Striking the Right Degree of Uncertainty for Communicating Global Warming Impacts
By Kirsten Giesbrecht
Title: Acknowledging uncertainty impacts public acceptance of climate scientists’ predictions
Author(s) and Year: Lauren C. Howe, Bo MacInnis, Jon A. Krosnick, Ezra M. Markowitz & Robert Socolow, 2019
Journal: Nature Climate Change
Of the three scientists pictured here in Figure 1, who do you find the most trustworthy? Howe and her coauthors wanted to pinpoint the best way to present uncertainty when communicating about projected global warming impacts. These researchers also wanted to know if message acceptance depended on how trustworthy the scientist seemed to the respondents. Does appearing more trustworthy make it more likely that an audience will accept the science communicator’s message?
Striking a balance between sounding overconfident and sounding inept is a difficult line to toe when communicating findings on global warming. On one hand, sounding too uncertain and unconfident may undermine the science communicator’s credibility and expertise. On the other hand, overconfidence in predicting future outcomes can make a science communicator appear less trustworthy to the public since the general public acknowledges that it’s impossible to perfectly predict the future. When experts express some degree of uncertainty in fields relating to forecasting, from finance to weather, their perceived trustworthiness may actually increase.
Science communicators can choose to express a variety of degrees of uncertainty when describing the predicted impacts of global warming. Sometimes science communicators will provide predicted and worst-case scenarios. Previous studies have found that providing a worst-case scenario can jolt the audience into action, but providing the worst-case scenario also risks the audience feeling as though they are being manipulated, leading them to lose trust in the scientist, and reject the message. Conversely, providing both a best case and worst case scenario might cause information overload and confusion in the audience. Previous studies also show that the audience might also jump to the best-case scenario when provided with fully bounded cases.

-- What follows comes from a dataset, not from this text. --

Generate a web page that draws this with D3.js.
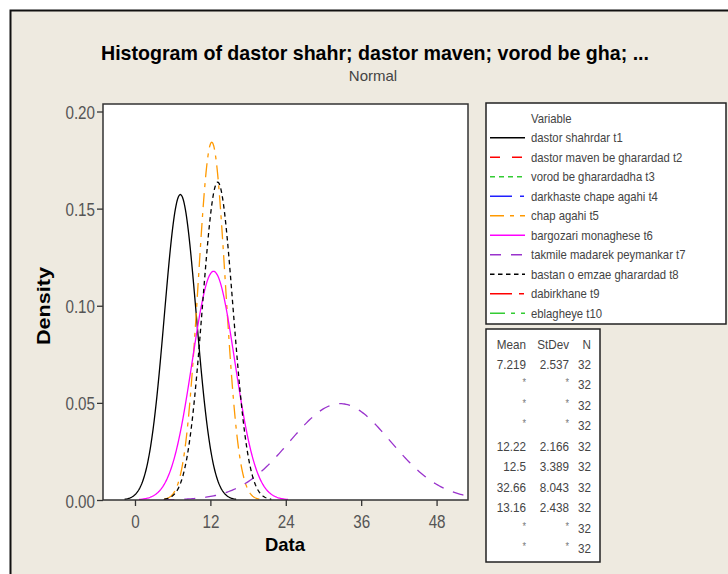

Providing both the most likely future outcome as well as the best- and worst-case scenarios is an especially effective option. This option involves acknowledging study limitations, which makes people trust the scientist more and accept their message.
The Study
In 2013, Howe et al. surveyed over 1,000 Americans of various ages, ethnicities, races, income levels, genders, political views, and education levels. The survey presented the respondents with six different messages about forecasted global sea-level rise and follow-up questions:
Message Symbol | Message Uncertainty | Description | Example |
(1) No uncertainty | An exact value for predicted global sea-level rise | “Scientists believe that, during the next 100 years, global warming will cause the surface of the oceans around the world to rise about 4 feet.” | |
(2) Upper Bounded Uncertainty | An exact value for predicted global sea-level rise and a worst-case scenario | “Scientists believe … oceans around the world to rise about 4 feet. However, sea level could rise as much as 7 feet.” | |
(3) Fully Bounded Uncertainty | An exact value for predicted global sea-level rise and a range of worst and best-case scenarios | “Scientists believe … oceans around the world to rise about 4 feet. However, sea level could rise as little as 1 foot or it could rise by as much as 7 feet.” | |
(4 – 6) Irreducible Uncertainty | A Respective repeat of the first three messages plus an additional statement describing how higher sea levels will contribute to more severe, less predictable, weather patterns. | Messages 1-3 (respectively) + “Scientists believe that global warming will cause these storms to be more intense in the future. During these storms, oceans will surge as high as 20 feet along hundreds of miles of coastline and will suddenly flood cities with large amounts of water…” |
The Results
Figure 2 describes the resulting message acceptances of the six tested messages. If participants read statements providing either an exact estimated sea-level rise value or a single bound on the uncertainty, including the irreducibility statement had no impact on the respondents’ acceptance of the message and trust in the scientists.
Respondents who read message 3 of a fully bounded uncertainty with no irreducibility uncertainty statement had the highest message acceptance and trust in the scientist of all the six groups. The researchers found these fully bounded uncertainty statements increased the trust in the scientists which in turn increased message acceptance. This increased message acceptance effect was consistent, regardless of a respondent’s education level or previously held beliefs regarding global warming.
However, trust and message acceptance decreased when the irreducibility statement of uncertainty was included with the fully bounded uncertainty statement. Respondents were less likely to accept the message and had less trust in the scientist, compared to the first two messages, with either no or partially bounded uncertainty. The researchers suppose this reversal might occur since the irreducibility emphasizes the worst-case scenario.
The Impact
The study has some limitations; for instance, the researchers didn’t examine how including the likelihood of different outcomes influenced message acceptance. However, the researchers concluded that sharing the full bounds of uncertainty, but not the inevitable uncertainty (Message 3), produced the highest message acceptance and trust from audiences.
For a science communicator who shares forecasts and climate science, these findings indicate that acknowledging some uncertainty increases the communicator’s trustworthiness to the audience which leads to increased message acceptance. However, overwhelming the audience with too much uncertainty can decrease trust in the science communicator and message acceptance.